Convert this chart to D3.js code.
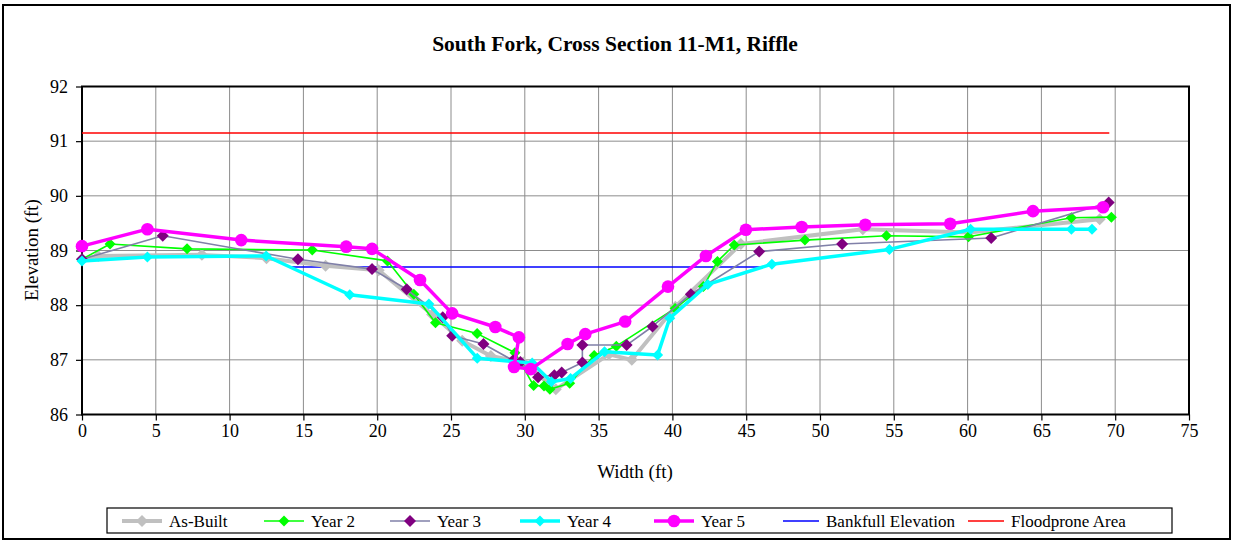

_ _ _ _ _ _ _

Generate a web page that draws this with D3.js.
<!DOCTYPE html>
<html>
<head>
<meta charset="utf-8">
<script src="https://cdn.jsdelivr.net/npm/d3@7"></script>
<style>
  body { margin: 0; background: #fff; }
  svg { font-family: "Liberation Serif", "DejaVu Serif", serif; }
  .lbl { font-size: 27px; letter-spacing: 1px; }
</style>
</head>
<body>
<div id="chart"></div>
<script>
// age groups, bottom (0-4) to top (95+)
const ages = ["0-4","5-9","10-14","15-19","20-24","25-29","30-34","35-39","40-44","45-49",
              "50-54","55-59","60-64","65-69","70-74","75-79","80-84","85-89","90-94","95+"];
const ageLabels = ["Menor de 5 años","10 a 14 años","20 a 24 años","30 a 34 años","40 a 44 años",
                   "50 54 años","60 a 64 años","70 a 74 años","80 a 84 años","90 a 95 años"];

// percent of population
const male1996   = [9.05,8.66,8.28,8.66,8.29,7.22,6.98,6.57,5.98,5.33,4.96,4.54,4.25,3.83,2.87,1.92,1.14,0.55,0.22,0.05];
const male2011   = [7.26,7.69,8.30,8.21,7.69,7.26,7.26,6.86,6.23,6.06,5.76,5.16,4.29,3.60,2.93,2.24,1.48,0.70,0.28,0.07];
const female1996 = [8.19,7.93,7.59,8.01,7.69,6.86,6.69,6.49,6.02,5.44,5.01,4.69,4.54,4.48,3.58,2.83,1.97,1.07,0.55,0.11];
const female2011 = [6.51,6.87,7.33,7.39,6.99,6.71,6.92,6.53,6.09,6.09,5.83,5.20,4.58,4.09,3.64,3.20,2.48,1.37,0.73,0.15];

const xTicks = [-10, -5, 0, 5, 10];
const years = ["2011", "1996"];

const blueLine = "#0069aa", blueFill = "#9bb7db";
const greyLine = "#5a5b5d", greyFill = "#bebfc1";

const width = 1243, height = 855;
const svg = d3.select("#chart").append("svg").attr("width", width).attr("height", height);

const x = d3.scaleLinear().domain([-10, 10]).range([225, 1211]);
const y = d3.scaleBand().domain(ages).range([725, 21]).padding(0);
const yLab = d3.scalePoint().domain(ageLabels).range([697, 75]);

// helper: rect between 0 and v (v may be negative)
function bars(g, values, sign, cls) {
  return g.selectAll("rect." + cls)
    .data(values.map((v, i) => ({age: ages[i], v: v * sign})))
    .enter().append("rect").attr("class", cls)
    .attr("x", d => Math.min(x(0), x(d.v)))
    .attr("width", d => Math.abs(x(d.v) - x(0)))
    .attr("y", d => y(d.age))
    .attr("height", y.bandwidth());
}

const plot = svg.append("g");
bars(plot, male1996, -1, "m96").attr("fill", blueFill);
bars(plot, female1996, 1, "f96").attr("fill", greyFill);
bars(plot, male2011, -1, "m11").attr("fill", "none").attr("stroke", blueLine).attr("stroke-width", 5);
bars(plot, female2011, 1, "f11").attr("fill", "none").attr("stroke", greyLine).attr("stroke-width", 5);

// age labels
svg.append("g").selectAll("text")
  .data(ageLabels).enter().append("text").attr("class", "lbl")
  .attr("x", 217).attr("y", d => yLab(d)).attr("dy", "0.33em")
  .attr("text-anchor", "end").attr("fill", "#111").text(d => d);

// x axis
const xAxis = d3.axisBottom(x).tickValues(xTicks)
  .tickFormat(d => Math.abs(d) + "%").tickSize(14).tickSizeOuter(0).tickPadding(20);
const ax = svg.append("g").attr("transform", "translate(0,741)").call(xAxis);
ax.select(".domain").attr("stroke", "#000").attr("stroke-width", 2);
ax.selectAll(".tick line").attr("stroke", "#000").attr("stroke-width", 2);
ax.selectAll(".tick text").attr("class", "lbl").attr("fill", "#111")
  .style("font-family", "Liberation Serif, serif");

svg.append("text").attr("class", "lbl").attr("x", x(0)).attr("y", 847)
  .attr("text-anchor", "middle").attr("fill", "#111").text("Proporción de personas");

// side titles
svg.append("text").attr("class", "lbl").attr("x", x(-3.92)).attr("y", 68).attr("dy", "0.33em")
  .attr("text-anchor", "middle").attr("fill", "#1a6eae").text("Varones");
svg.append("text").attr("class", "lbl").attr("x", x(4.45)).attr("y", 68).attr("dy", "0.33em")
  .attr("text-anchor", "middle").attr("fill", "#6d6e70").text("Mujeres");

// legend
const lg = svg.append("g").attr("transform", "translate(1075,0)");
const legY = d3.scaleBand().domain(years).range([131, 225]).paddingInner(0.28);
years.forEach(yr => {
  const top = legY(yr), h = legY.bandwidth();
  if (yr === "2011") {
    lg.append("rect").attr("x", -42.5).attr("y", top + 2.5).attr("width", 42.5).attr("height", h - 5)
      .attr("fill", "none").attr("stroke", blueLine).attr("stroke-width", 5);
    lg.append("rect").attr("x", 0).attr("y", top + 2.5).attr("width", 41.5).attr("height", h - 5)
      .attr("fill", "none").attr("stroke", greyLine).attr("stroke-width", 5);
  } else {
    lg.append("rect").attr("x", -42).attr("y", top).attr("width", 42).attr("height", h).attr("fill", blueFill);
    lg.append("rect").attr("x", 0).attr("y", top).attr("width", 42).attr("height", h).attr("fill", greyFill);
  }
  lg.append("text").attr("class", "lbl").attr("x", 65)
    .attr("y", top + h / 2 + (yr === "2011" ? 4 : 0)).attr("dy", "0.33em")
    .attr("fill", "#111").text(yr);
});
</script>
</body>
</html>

_ _ _ _ _ _ _

- _What the task asks_
Look for lines containing the string "chart" and copy them all.

- _Exercise answer_
Convert this chart to D3.js code.
<div id="chart"></div>
const svg = d3.select("#chart").append("svg").attr("width", width).attr("height", height);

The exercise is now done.